North Central College mathematics students during a class.
A math degree teaches students various problem-solving techniques and theorems. Continue for a breakdown of different types of math degrees available!

Types of Math Majors

Reviewed by Jacob Imm


Apr 09, 2021

Types of Math Majors

Mathematics is a subject that incorporates abstract thinking and solving complex puzzles. And degrees in this field can be as intricate and unique as the theorems you’ll come to understand.

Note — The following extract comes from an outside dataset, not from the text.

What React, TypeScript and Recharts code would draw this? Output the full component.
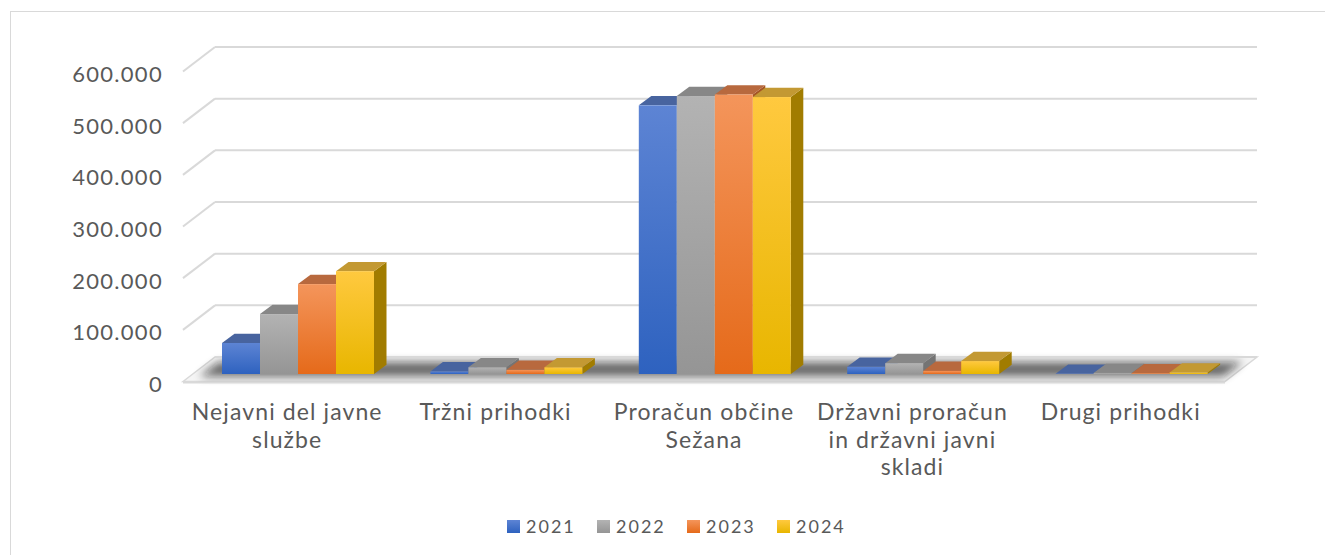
import React from 'react';
import { BarChart, Bar, XAxis, YAxis, CartesianGrid } from 'recharts';

const categories = [
  'Nejavni del javne službe',
  'Tržni prihodki',
  'Proračun občine Sežana',
  'Državni proračun in državni javni skladi',
  'Drugi prihodki',
];
const years = ['2021', '2022', '2023', '2024'];
const values2021 = [60000, 5000, 520000, 14000, 500];
const values2022 = [116000, 13000, 538000, 21000, 2000];
const values2023 = [174000, 8000, 541000, 6000, 1500];
const values2024 = [199000, 13000, 536000, 25000, 3000];
const yTicks = [0, 100000, 200000, 300000, 400000, 500000, 600000];

const seriesValues: Record<string, number[]> = {
  '2021': values2021,
  '2022': values2022,
  '2023': values2023,
  '2024': values2024,
};

const data = categories.map((name, i) => {
  const row: Record<string, string | number> = { name };
  years.forEach((yr) => {
    row[yr] = seriesValues[yr][i];
  });
  return row;
});

const palette: Record<string, { light: string; dark: string; top: string; side: string }> = {
  '2021': { light: '#5d84d4', dark: '#2e62bf', top: '#48649f', side: '#2f4f8c' },
  '2022': { light: '#b3b3b3', dark: '#959595', top: '#878787', side: '#747474' },
  '2023': { light: '#f4955b', dark: '#e56a1a', top: '#b8693e', side: '#a55524' },
  '2024': { light: '#ffc93f', dark: '#e8b600', top: '#c39933', side: '#a17c00' },
};

const W = 1325;
const H = 555;
const TEXT = '#595959';
const GRID = '#d9d9d9';
const FONT = 'Lato, "Open Sans", sans-serif';

// 3d offsets relative to the plane the bar fronts sit in
const BAR_DX = 12.5;
const BAR_DY = 9.3;
const BACK_DX = 21;
const BACK_DY = 17;
const FRONT_DX = 11;
const FRONT_DY = 7.5;
const PLOT_BOTTOM = 374;

const fmt = (v: number) => String(v).replace(/\B(?=(\d{3})+(?!\d))/g, '.');

function wrap(label: string, maxChars = 17) {
  const lines: string[] = [];
  let cur = '';
  label.split(' ').forEach((w) => {
    const next = cur ? cur + ' ' + w : w;
    if (next.length > maxChars && cur) {
      lines.push(cur);
      cur = w;
    } else {
      cur = next;
    }
  });
  if (cur) lines.push(cur);
  return lines;
}

function Box3D(props: any) {
  const { x, y, width, height, year } = props;
  const c = palette[year];
  const h = Math.max(height || 0, 0);
  return (
    <g>
      <polygon
        points={`${x + width},${y + h} ${x + width},${y} ${x + width + BAR_DX},${y - BAR_DY} ${x + width + BAR_DX},${y + h - BAR_DY}`}
        fill={c.side}
      />
      <polygon
        points={`${x},${y} ${x + BAR_DX},${y - BAR_DY} ${x + width + BAR_DX},${y - BAR_DY} ${x + width},${y}`}
        fill={c.top}
      />
      <rect x={x} y={y} width={width} height={h} fill={`url(#front-${year})`} />
    </g>
  );
}

function gridLine(p: any) {
  const { x1, x2, y1 } = p;
  const isFloor = Math.abs(y1 - PLOT_BOTTOM) < 1;
  const bx1 = x1 + BACK_DX;
  const bx2 = x2 + BACK_DX;
  const by = y1 - BACK_DY;
  const fx1 = x1 - FRONT_DX;
  const fx2 = x2 - FRONT_DX;
  const fy = y1 + FRONT_DY;
  if (isFloor) {
    const at = (t: number, left: boolean) => {
      const fx = left ? fx1 : fx2;
      const bx = left ? bx1 : bx2;
      return [fx + t * (bx - fx), fy + t * (by - fy)];
    };
    const a = at(0.2, true);
    const b = at(0.8, true);
    const c = at(0.8, false);
    const d = at(0.2, false);
    return (
      <g key={p.key}>
        <polygon
          points={`${fx1},${fy} ${bx1},${by} ${bx2},${by} ${fx2},${fy}`}
          fill="#f5f5f5"
          stroke={GRID}
          strokeWidth={1.5}
        />
        <polygon
          points={`${a[0] + 10},${a[1]} ${b[0] + 10},${b[1]} ${c[0] - 8},${c[1]} ${d[0] - 8},${d[1]}`}
          fill="#111"
          opacity={0.6}
          filter="url(#floorBlur)"
        />
        <line x1={fx1} y1={fy + 1} x2={fx2} y2={fy + 1} stroke={GRID} strokeWidth={2} />
        <line x1={bx1} y1={by} x2={bx2} y2={by} stroke={GRID} strokeWidth={2} />
      </g>
    );
  }
  return (
    <g key={p.key}>
      <line x1={fx1} y1={fy} x2={bx1} y2={by} stroke={GRID} strokeWidth={2} />
      <line x1={bx1} y1={by} x2={bx2} y2={by} stroke={GRID} strokeWidth={2} />
    </g>
  );
}

function YTick(p: any) {
  const { x, y, payload } = p;
  return (
    <text
      x={x}
      y={y + 10}
      dy="0.36em"
      textAnchor="end"
      fill={TEXT}
      fontFamily={FONT}
      fontSize={22}
      letterSpacing={1.3}
    >
      {fmt(payload.value)}
    </text>
  );
}

function XTick(p: any) {
  const { x, payload } = p;
  const lines = wrap(payload.value);
  return (
    <g>
      {lines.map((ln, i) => (
        <text
          key={i}
          x={x - FRONT_DX}
          y={420 + i * 27.5}
          textAnchor="middle"
          fill={TEXT}
          fontFamily={FONT}
          fontSize={23}
          letterSpacing={1.1}
        >
          {ln}
        </text>
      ))}
    </g>
  );
}

export default function App() {
  return (
    <div
      style={{
        position: 'absolute',
        left: 0,
        top: 0,
        width: W,
        height: H,
        background: '#fff',
        overflow: 'hidden',
      }}
    >
      <svg width={0} height={0} style={{ position: 'absolute' }}>
        <defs>
          {years.map((yr) => (
            <linearGradient key={yr} id={`front-${yr}`} x1="0" y1="0" x2="0" y2="1">
              <stop offset="0%" stopColor={palette[yr].light} />
              <stop offset="100%" stopColor={palette[yr].dark} />
            </linearGradient>
          ))}
          <filter id="floorBlur" x="-10%" y="-100%" width="120%" height="300%">
            <feGaussianBlur stdDeviation="4.5" />
          </filter>
        </defs>
      </svg>
      <div
        style={{
          position: 'absolute',
          left: 10,
          top: 11,
          width: 1400,
          height: 700,
          border: `1px solid ${GRID}`,
        }}
      />
      <div style={{ position: 'absolute', left: 0, top: 0 }}>
        <BarChart
          width={W}
          height={H}
          data={data}
          margin={{ top: 64, right: 89, left: 74, bottom: 121 }}
          barGap={0}
          barSize={38}
        >
          <CartesianGrid vertical={false} horizontal={gridLine} />
          <XAxis
            dataKey="name"
            axisLine={false}
            tickLine={false}
            interval={0}
            height={60}
            tick={XTick}
          />
          <YAxis
            domain={[0, 600000]}
            ticks={yTicks}
            axisLine={false}
            tickLine={false}
            width={120}
            tickMargin={25}
            tick={YTick}
          />
          {years.map((yr) => (
            <Bar
              key={yr}
              dataKey={yr}
              isAnimationActive={false}
              fill={palette[yr].dark}
              shape={(sp: any) => <Box3D {...sp} year={yr} />}
            />
          ))}
        </BarChart>
      </div>
      <div
        style={{
          position: 'absolute',
          left: 507,
          top: 517,
          display: 'flex',
          fontFamily: FONT,
          fontSize: 18,
          letterSpacing: 2,
          color: TEXT,
        }}
      >
        {years.map((yr) => (
          <div key={yr} style={{ display: 'flex', alignItems: 'center', width: 90 }}>
            <span
              style={{
                display: 'inline-block',
                width: 13,
                height: 13,
                marginRight: 6,
                background: `linear-gradient(${palette[yr].light}, ${palette[yr].dark})`,
              }}
            />
            <span style={{ lineHeight: '18px' }}>{yr}</span>
          </div>
        ))}
      </div>
    </div>
  );
}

When choosing a college major, students can quickly become overwhelmed by the number of options they have. To help you avoid hitting this roadblock, it’s important to understand the different types of math degrees you can pursue. For example, at North Central College students can choose from four different math majors:

  • B.S. in Mathematics
  • B.A. in Mathematics
  • B.S. in Applied Mathematics
  • Mathematics Minor

Let’s take a closer look at each one and get some more details about what math degrees are all about. ead on for everything you need to know about selecting a mathematics major.

What is a Math Degree?

First, we’ll begin  with the basics: what is a degree in math?

A mathematics degree teaches students various problem-solving techniques and theorems, as well as how to apply them to real-world challenges.

Unlike in high school-level courses, college math majors are not limited to one form of arithmetic. Instead, college math students take fundamental concepts and prove them with practical applications. They’ll also build a knowledge base around seemingly intangible questions, like, "What does it really mean to divide by zero?"

Math courses have a high ratio of class time to outside project or lab time. Students will be tasked with focused, intensive coursework and solving challenging problem sets. That said, there is variation depending on which math major you choose.

The right mathematics degree program will depend on the field and career path that most interests you.

Common Job Opportunities for Math Majors

The most common question people ask before committing to a math major is, “What can you do with a math degree?” There are plenty of reasons students should consider a mathematics degree.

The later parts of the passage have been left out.